4. Damaging the relationship between the public and their police
The natural alliance between lawfully armed citizens and the police could be irreparably damaged by red flag laws. When the public believes the justice system is casually infringing upon – even suspending – core liberties and civil rights, and using the police as their muscle to enforce these abuses, any sense of trust and respect between them is lost. As such, these laws promote division between the police and the citizens that are most likely to be their allies.
Conclusion
By Dick Fairburn
In my opinion, red flag orders should be a tool available to law enforcement but VERY difficult to obtain without police participation.

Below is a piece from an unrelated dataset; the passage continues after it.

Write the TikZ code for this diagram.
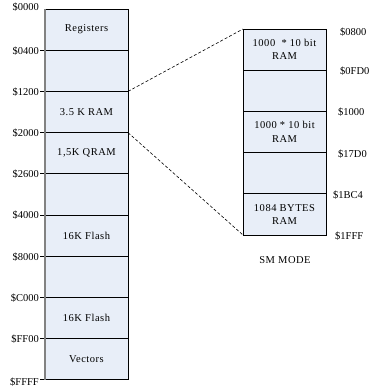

This would help prevent the use of this powerful tool for retaliation or intimidation reasons. Similarly, filing a red flag request using false information should be a crime. I also believe the target of the order should have notice and a hearing BEFORE the seizure of weapons, except in the cases of most extreme risk where notification could be dangerous to all involved.
Without pre-seizure due process, I feel these laws are inherently unconstitutional. One article on a pro-gun website recently made the argument that red flag laws violate seven of the original 10 Bill of Rights amendments, plus the Fourteenth.
However, the law enforcement profession rarely has any input into the writing of these politically driven statutes. As always, police officers will bear the risk of enforcing these laws. Unless we join a few of the sheriffs around the country who have proclaimed they will NOT enforce unconstitutional gun laws, we face dangerous times ahead.
About the authors
Dick Fairburn has more than 40 years of law enforcement experience in both Illinois and Wyoming, working patrol, investigations and administrative assignments. Dick also served as the Section Chief of a major academy’s Firearms Training Unit and Critical Incident training program. He has published more than 300 feature articles and two books: Police Rifles and Building a Better Gunfighter. Dick is currently serving as the public safety director in a central Illinois community, overseeing the police and fire departments, as well as the 911 center.
Read more articles from Dick here.
Lieutenant Colonel (Ret.) Mike Wood is an NRA Law Enforcement Division-certified Firearms Instructor and the author of “Newhall Shooting: A Tactical Analysis”, available in paper and electronic formats through Amazon, Barnes & Noble, Apple Books and the Gun Digest Store. Please visit the official website for this book at www.newhallshooting.com for more information. Mike is a member of the Police1 Editorial Advisory Board.
Read more articles from Mike here.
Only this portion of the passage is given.